For the Record - Newsletter from Andersen

 
 

 

A Survey of Significant Business Credits and Incentives Developments in 2017

Federal tax reform presents major changes to income taxation in the United States.

While much attention has focused on this legislation, the federal government and various states enacted significant new laws in 2017 related to credits and incentives. This article pulls these opportunities out of the shadow of tax reform to cast light on major developments in the credits an incentives area.

Federal Income Tax Credits

Federal tax reform left major tax business credits intact. In particular, the legislation made no changes to the Work Opportunity Tax Credit or the Research and Development Tax Credit. In addition, prior to tax reform, Congress enacted tax relief measures for businesses affected by Hurricanes Harvey, Irma and Maria. One of these measures, the Disaster Tax Relief and Airport and Airway Extension Act of 2017, provides a new Employee Retention Tax Credit of 40% in qualified wages per employee, with a wage cap of $6,000. The maximum credit per employee is $2,400 for wages paid by a disaster-affected employer to each employee whose principal place of employment was in a hurricane disaster zone. On February 9th, 2018 the Bipartisan Budget Act of 2018, H.R. 1892 expanded the Employee Retention Credit to include taxpayers impacted by California wildfires.

Contributions to Capital

While not a change to incentives themselves, the new tax law changed the federal income tax treatment of certain state and local tax incentives as contributions to capital, as defined in Sec. 118. Under the new law, credits and incentives offered to a corporation by a governmental unit or by a civic group for the purpose of inducing the corporation to locate its business in a particular community, or for the purpose of enabling the corporation to expand its operating facilities, must be included in taxable gross income. Previously such incentives were potentially excludable.

State Credits and Incentives

More than half of the states enacted changes to tax credits and incentives focused in particular on film production, environmental clean-up and job creation. Job creation incentives had a significant number of changes including the establishment of new programs and reauthorization or modifications to others. Some of these new incentives focus on particular industries. For example, Maryland enacted the More Jobs for Marylanders Act of 2017, establishing incentives for new or expanding manufacturers in Maryland. These incentives offered manufacturers new to Maryland with a 10-year refundable tax credit of 5.75% of the wage per new position, state property tax exemption, sales tax refunds and waiver of all State Department of Assessment and Taxation fees. Existing manufacturers creating five to ten new jobs in specific counties will qualify for the 10-year income tax credit as well. While the incentives available vary depending on a variety of factors including location and number of new jobs created, the common goal is job creation through tax benefits.

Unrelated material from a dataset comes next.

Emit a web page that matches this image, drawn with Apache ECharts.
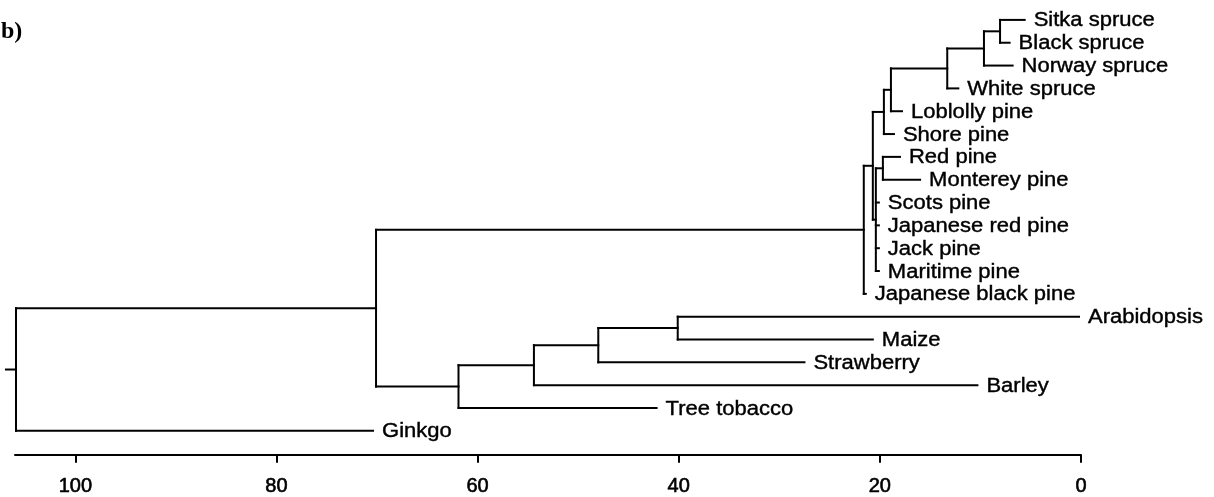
<!DOCTYPE html>
<html><head><meta charset="utf-8">
<script src="https://cdn.jsdelivr.net/npm/echarts@6/dist/echarts.min.js"></script>
<style>html,body{margin:0;padding:0;background:#fff}#c{width:1214px;height:497px}</style>
</head><body><div id="c"></div>
<script>
// Leaves (top to bottom) and the height at which each leaf branch ends
const leafNames = ['Sitka spruce','Black spruce','Norway spruce','White spruce','Loblolly pine','Shore pine','Red pine','Monterey pine','Scots pine','Japanese red pine','Jack pine','Maritime pine','Japanese black pine','Arabidopsis','Maize','Strawberry','Barley','Tree tobacco','Ginkgo'];
const leafHeights = [5.6,7.1,6.8,12.2,17.8,18.6,18.0,16.0,20.1,20.1,20.1,20.1,21.4,0.2,20.7,27.5,10.3,42.2,70.4];
// Internal nodes: name, merge height, children (leaf indices or node names)
const nodeNames = ['SB','SBN','Spruce','SprLob','SprShore','RedMont','PinePoly','Pinaceae','Conifers','AraMaize','AMS','AMSB','Angio','Seed','Root'];
const nodeHeights = [8.05,9.65,13.3,18.9,19.6,19.7,20.4,20.7,21.6,40.1,48.0,54.4,61.9,70.1,105.9];
const nodeChildren = [[0,1],['SB',2],['SBN',3],['Spruce',4],['SprLob',5],[6,7],['RedMont',8,9,10,11],['SprShore','PinePoly'],['Pinaceae',12],[13,14],['AraMaize',15],['AMS',16],['AMSB',17],['Conifers','Angio'],['Seed',18]];
const rootStub = 1.0;
const xTicks = [0,20,40,60,80,100];

function childH(c){ return typeof c === 'number' ? leafHeights[c] : nodeHeights[nodeNames.indexOf(c)]; }
function childY(c){
  if (typeof c === 'number') return c;
  const ch = nodeChildren[nodeNames.indexOf(c)];
  return (childY(ch[0]) + childY(ch[ch.length-1])) / 2;
}
const segments = [];
nodeNames.forEach(function(n, k){
  const h = nodeHeights[k], ch = nodeChildren[k];
  segments.push([h, childY(ch[0]), h, childY(ch[ch.length-1])]);
  ch.forEach(function(c){ const y = childY(c); segments.push([h, y, childH(c), y]); });
});
const rootY = childY('Root');
segments.push([nodeHeights[nodeNames.indexOf('Root')] + rootStub, rootY, nodeHeights[nodeNames.indexOf('Root')], rootY]);
const labelData = leafNames.map(function(n, i){ return [leafHeights[i], i]; });

const chart = echarts.init(document.getElementById('c'), null, {renderer:'canvas'});
chart.setOption({
  animation: false,
  backgroundColor: '#fff',
  title: { text: 'b)', left: -4, top: 15, textStyle: { fontFamily: '"Liberation Serif", "DejaVu Serif", serif', fontWeight: 'bold', fontSize: 24, color: '#000' } },
  grid: { left: 15, right: 133, top: 0, bottom: 40 },
  xAxis: { type: 'value', min: 0, max: 106, inverse: true, position: 'bottom',
    splitLine: { show: false },
    axisLine: { show: true, onZero: false, lineStyle: { color: '#000', width: 2 } },
    axisTick: { show: true, length: 8, lineStyle: { color: '#000', width: 2 }, customValues: xTicks },
    axisLabel: { customValues: xTicks, fontSize: 20, color: '#000', margin: 22, textBorderColor: '#000', textBorderWidth: 0.6, fontFamily: '"Liberation Sans", Arial, sans-serif' } },
  yAxis: { type: 'value', min: -0.872, max: 19.046, inverse: true, show: false },
  series: [
    { type: 'custom', data: segments, clip: false, encode: { x: [0,2], y: [1,3] },
      renderItem: function(params, api){
        const p1 = api.coord([api.value(0), api.value(1)]);
        const p2 = api.coord([api.value(2), api.value(3)]);
        return { type: 'line', shape: { x1: p1[0], y1: p1[1], x2: p2[0], y2: p2[1] },
          style: { stroke: '#000', lineWidth: 2, lineCap: 'square' } };
      } },
    { type: 'custom', data: labelData, clip: false, encode: { x: 0, y: 1 },
      renderItem: function(params, api){
        const p = api.coord([api.value(0), api.value(1)]);
        return { type: 'text', x: p[0] + 9, y: p[1] + 1, scaleX: 1.1,
          style: { text: leafNames[params.dataIndex], fill: '#000', stroke: '#000', lineWidth: 0.4, font: '20px "Liberation Sans", Arial, sans-serif', align: 'left', verticalAlign: 'middle' } };
      } }
  ]
});
</script></body></html>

Other job-related programs focus on redevelopment of undesirable locations. Michigan is now offering increased incentives for developers to claim the Business Tax Brownfield Credit. The new amendment to the Michigan Business Tax Act provides qualified developers that redevelop brownfield sites into mixed-use projects up to one billion dollars in tax incentives. Certain states resurrected more broad-based job incentives. Illinois for example reinstated the Illinois Economic Development for a Growing Economy (EDGE) Tax Credit through June 30, 2022. The EDGE Tax Credit is a negotiated state income tax incentive to encourage companies to locate or expand operations in Illinois. The credit can be worth as much as 50% of the incremental income tax withheld attributable to new employees plus 10% of new employee training costs.

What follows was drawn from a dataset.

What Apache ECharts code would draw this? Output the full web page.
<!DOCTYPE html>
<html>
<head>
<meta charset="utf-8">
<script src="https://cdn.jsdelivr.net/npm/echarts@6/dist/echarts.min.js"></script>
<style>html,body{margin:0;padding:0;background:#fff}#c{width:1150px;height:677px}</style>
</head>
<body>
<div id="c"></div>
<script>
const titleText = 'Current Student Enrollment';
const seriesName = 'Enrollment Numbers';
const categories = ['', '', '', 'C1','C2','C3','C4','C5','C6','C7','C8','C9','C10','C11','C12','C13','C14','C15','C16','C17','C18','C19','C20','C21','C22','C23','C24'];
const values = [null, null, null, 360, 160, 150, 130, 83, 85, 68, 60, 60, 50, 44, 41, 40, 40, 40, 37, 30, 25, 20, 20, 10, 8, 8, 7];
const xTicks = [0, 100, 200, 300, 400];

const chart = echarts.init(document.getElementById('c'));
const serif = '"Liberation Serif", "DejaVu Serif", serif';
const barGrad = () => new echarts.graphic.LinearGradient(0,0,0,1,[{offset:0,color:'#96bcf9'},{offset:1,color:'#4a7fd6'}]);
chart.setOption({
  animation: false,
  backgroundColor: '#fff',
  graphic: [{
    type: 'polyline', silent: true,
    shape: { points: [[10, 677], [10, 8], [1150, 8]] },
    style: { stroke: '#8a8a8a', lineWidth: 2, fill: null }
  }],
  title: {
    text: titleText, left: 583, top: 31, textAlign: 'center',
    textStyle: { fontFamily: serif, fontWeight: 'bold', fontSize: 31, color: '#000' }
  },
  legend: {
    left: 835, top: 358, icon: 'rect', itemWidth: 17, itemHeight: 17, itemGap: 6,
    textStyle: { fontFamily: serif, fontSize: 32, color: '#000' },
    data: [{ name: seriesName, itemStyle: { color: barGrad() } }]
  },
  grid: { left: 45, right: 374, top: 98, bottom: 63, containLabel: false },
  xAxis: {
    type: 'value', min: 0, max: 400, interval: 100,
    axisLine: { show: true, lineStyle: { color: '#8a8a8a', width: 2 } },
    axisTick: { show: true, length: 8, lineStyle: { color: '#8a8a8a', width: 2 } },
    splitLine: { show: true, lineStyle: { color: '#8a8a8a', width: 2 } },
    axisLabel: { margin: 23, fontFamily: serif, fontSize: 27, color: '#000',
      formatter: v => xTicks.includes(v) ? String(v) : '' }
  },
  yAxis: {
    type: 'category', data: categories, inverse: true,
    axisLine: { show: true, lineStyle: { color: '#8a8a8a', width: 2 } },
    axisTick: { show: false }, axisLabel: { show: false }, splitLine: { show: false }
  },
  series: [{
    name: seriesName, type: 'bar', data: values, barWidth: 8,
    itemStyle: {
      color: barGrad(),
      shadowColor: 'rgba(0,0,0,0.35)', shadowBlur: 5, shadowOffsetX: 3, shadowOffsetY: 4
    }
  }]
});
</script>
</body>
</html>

Other states brought focus to certain segments of the workforce. Massachusetts created the New Veteran’s Hire Tax Credit, which allows a $2,000 credit for each veteran hired, eligible to businesses with fewer than 100 employees. A second $2,000 credit for the next year will be available if the veteran remains employed for a second year. 

Beyond job credits, many states continued to court the entertainment industry. Georgia is the first state to offer a tax credit to companies that provide post-production services. The tax credit can be worth as much as 35% of qualified, pre-approved spending by a post-production company. Louisiana amended its administrative code to create a reservation and allocation system for its film credits. Rhode Island extended its production credit program through July 1, 2024, while eliminating video game production as a qualified activity. It should be noted that not every state liberalized incentive programs. Connecticut for example made permanent its moratorium on issuing Film and Digital Media Production Tax Credits, leaving only an exception for motion pictures that film for at least 255 days in Connecticut at facilities that receive at least $25 million in private investment.

Conclusion

The federal government was not alone enacting major legislation in 2017. State legislatures continued to use credits and incentives to entice job creation and capital investment. While we digest the major changes that come with tax reform, taxpayers should not overlook new opportunities for incentives.